9. Unnecessary guilt
Narcissistic abusers mold you into a person who serves them. They rob you of your identity or don’t let you form one. They punish you when you express your ideas, opinions, and feelings.
This “I’m bad, so I should be good” programming gets carried into the future. You feel fearful and guilty when you do certain things. More often than not, the fear and guilt is unwarranted. It’s irrational. Your narcissist is still living in your head and punishing you.
How to heal the fawn response
The first step is recognizing that certain situations bring you into the fawn mode. Understanding narcissistic abuse and linking it to your fawning is the next significant milestone. When you do that, you’re able to process your trauma and heal.
Practice reprogramming your thought patterns and changing your behaviors. It’s not going to be easy at first, but it’ll soon become second nature.

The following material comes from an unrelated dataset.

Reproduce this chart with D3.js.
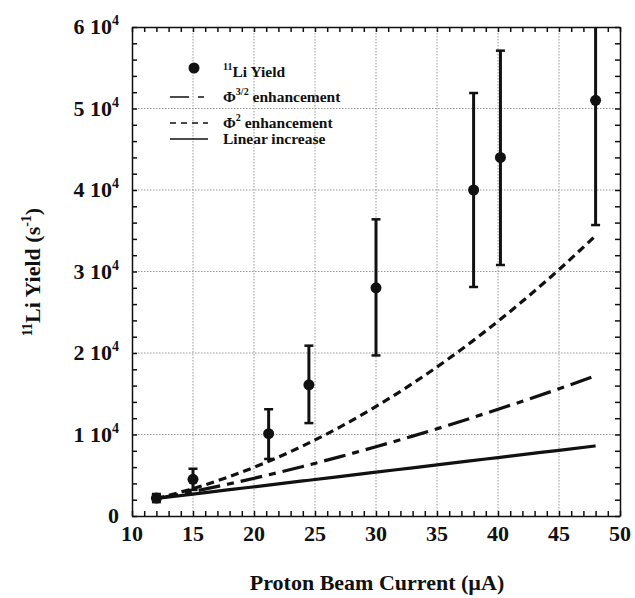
<!DOCTYPE html>
<html><head><meta charset="utf-8">
<script src="https://cdn.jsdelivr.net/npm/d3@7"></script>
<style>body{margin:0;background:#fff}svg{display:block}</style>
</head><body><svg id="c" width="635" height="598" font-family="'Liberation Serif', 'Times New Roman', 'DejaVu Serif', serif" font-weight="bold"></svg>
<script>
const currents = [12, 15, 21.2, 24.5, 30, 38, 40.2, 48];
const yields   = [2200, 4500, 10100, 16100, 28000, 40000, 44000, 51000];
const errLow   = [1700, 3200, 7000, 11400, 19700, 28100, 30800, 35700];
const errHigh  = [2700, 5800, 13100, 20900, 36400, 51900, 57100, 66000];
const curveX   = [12, 15, 18, 21, 24, 27, 30, 33, 36, 39, 42, 45, 48];
const linear   = [2150, 2690, 3230, 3760, 4300, 4840, 5380, 5910, 6450, 6990, 7530, 8060, 8600];
const phi32    = [2150, 3000, 3950, 4980, 6080, 7260, 8500, 9800, 11170, 12600, 14080, 15610, 17200];
const phi2     = [2150, 3360, 4840, 6580, 8600, 10880, 13440, 16260, 19350, 22710, 26340, 30230, 34400];
const xTicks   = [10, 15, 20, 25, 30, 35, 40, 45, 50];
const yTicks   = [0, 10000, 20000, 30000, 40000, 50000, 60000];
const yTickMant = ["0", "1", "2", "3", "4", "5", "6"];

const svg = d3.select("#c");
const L = 132, R = 620, T = 27, B = 516;
const x = d3.scaleLinear().domain([10, 50]).range([L, R]);
const y = d3.scaleLinear().domain([0, 60000]).range([B, T]);

svg.append("defs").append("clipPath").attr("id","clip").append("rect")
  .attr("x", L).attr("y", T).attr("width", R-L).attr("height", B-T);

// grid
const g = svg.append("g");
g.selectAll(".gx").data(xTicks.slice(1,-1)).join("line")
  .attr("x1", d=>x(d)).attr("x2", d=>x(d)).attr("y1", T).attr("y2", B)
  .attr("stroke", "#999").attr("stroke-width", 1).attr("stroke-dasharray", "1.5,1.5");
g.selectAll(".gy").data(yTicks.slice(1,-1)).join("line")
  .attr("y1", d=>y(d)).attr("y2", d=>y(d)).attr("x1", L).attr("x2", R)
  .attr("stroke", "#999").attr("stroke-width", 1).attr("stroke-dasharray", "1.5,1.5");

// axes with inward ticks
const xMinor = d3.range(10, 50.01, 1);
const yMinor = d3.range(0, 60001, 2000);
function style(a){ a.selectAll("line,path").attr("stroke","#111").attr("stroke-width",1.5); }
svg.append("g").attr("transform", `translate(0,${B})`)
  .call(d3.axisBottom(x).tickValues(xMinor).tickSizeInner(-5).tickSizeOuter(0).tickFormat("")).call(style);
svg.append("g").attr("transform", `translate(0,${T})`)
  .call(d3.axisTop(x).tickValues(xMinor).tickSizeInner(-5).tickSizeOuter(0).tickFormat("")).call(style);
svg.append("g").attr("transform", `translate(${L},0)`)
  .call(d3.axisLeft(y).tickValues(yMinor).tickSizeInner(-5).tickSizeOuter(0).tickFormat("")).call(style);
svg.append("g").attr("transform", `translate(${R},0)`)
  .call(d3.axisRight(y).tickValues(yMinor).tickSizeInner(-5).tickSizeOuter(0).tickFormat("")).call(style);

// tick labels
svg.selectAll(".xl").data(xTicks).join("text")
  .attr("x", d=>x(d)).attr("y", B+25).attr("text-anchor","middle")
  .attr("font-size", 22).attr("fill","#111").text(d=>d);
yTicks.forEach((v,i)=>{
  const t = svg.append("text").attr("x", 119).attr("y", y(v)+7).attr("text-anchor","end").attr("font-size",22).attr("fill","#111");
  if (v === 0) { t.text("0"); return; }
  t.append("tspan").text(yTickMant[i] + " 10");
  t.append("tspan").attr("dy", -9).attr("font-size", 14).text("4");
});

// axis titles
svg.append("text").attr("x", 377).attr("y", 590).attr("text-anchor","middle").attr("font-size",22).attr("fill","#111")
  .text("Proton Beam Current (\u00B5A)");
const yt = svg.append("text").attr("transform", "translate(40,272) rotate(-90)").attr("text-anchor","middle").attr("font-size",22).attr("fill","#111");
yt.append("tspan").attr("font-size",14).attr("dy",-8).text("11");
yt.append("tspan").attr("dy",8).text("Li Yield (s");
yt.append("tspan").attr("font-size",14).attr("dy",-9).text("-1");
yt.append("tspan").attr("dy",9).text(")");

// curves
const plot = svg.append("g").attr("clip-path","url(#clip)");
const line = d3.line().x(d=>x(d[0])).y(d=>y(d[1])).curve(d3.curveMonotoneX);
const curves = [
  {vals: linear, dash: null},
  {vals: phi32, dash: "22,7,7,7"},
  {vals: phi2, dash: "8,5"}
];
curves.forEach(c=>{
  plot.append("path").datum(curveX.map((cx,i)=>[cx, c.vals[i]]))
    .attr("d", line).attr("fill","none").attr("stroke","#111").attr("stroke-width",3.2)
    .attr("stroke-dasharray", c.dash);
});

// error bars
const pts = currents.map((c,i)=>({c, v: yields[i], lo: errLow[i], hi: errHigh[i]}));
plot.selectAll(".eb").data(pts).join("line")
  .attr("x1", d=>x(d.c)).attr("x2", d=>x(d.c)).attr("y1", d=>y(d.lo)).attr("y2", d=>y(d.hi))
  .attr("stroke","#111").attr("stroke-width",3);
["lo","hi"].forEach(k=>{
  plot.selectAll(".cap"+k).data(pts).join("line")
    .attr("x1", d=>x(d.c)-4.5).attr("x2", d=>x(d.c)+4.5).attr("y1", d=>y(d[k])).attr("y2", d=>y(d[k]))
    .attr("stroke","#111").attr("stroke-width",2.5);
});
plot.selectAll(".pt").data(pts).join("circle")
  .attr("cx", d=>x(d.c)).attr("cy", d=>y(d.v)).attr("r", 5.5).attr("fill","#111");

// legend
const lg = svg.append("g").attr("font-size",15.5).attr("fill","#111");
lg.append("circle").attr("cx",194).attr("cy",68).attr("r",5.5).attr("fill","#111");
const t1 = lg.append("text").attr("x",223).attr("y",77);
t1.append("tspan").attr("font-size",10).attr("dy",-7).text("11");
t1.append("tspan").attr("dy",7).text("Li Yield");
const rows = [
  {y: 97, dash: "19,9,6,40", sup: "3/2", label: " enhancement"},
  {y: 123, dash: "6,5", sup: "2", label: " enhancement"},
  {y: 139, dash: null, sup: null, label: "Linear increase"}
];
rows.forEach(r=>{
  lg.append("line").attr("x1",170).attr("x2",208).attr("y1",r.y).attr("y2",r.y)
    .attr("stroke","#111").attr("stroke-width",1.5).attr("stroke-dasharray", r.dash);
  const t = lg.append("text").attr("x",223).attr("y",r.y+5);
  if (r.sup) {
    t.append("tspan").text("\u03A6");
    t.append("tspan").attr("font-size",10).attr("dy",-7).text(r.sup);
    t.append("tspan").attr("dy",7).text(r.label);
  } else t.text(r.label);
});
</script></body></html>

Note that there are limited ways in which you can respond to a threat. From fawning, you’ll have to switch to some other response:
1. Fight
Confront your abuser and ask them why they did what they did. It’s nearly impossible for narcissists to understand themselves. But if they do and they apologize, you can heal.
2. Flight
In most cases, the right course of action is to go no contact or use grey-rocking, i.e., disengaging emotionally from the narcissist and protecting your mental health. In extreme cases, cutting out the narcissist from your life entirely may be a viable option.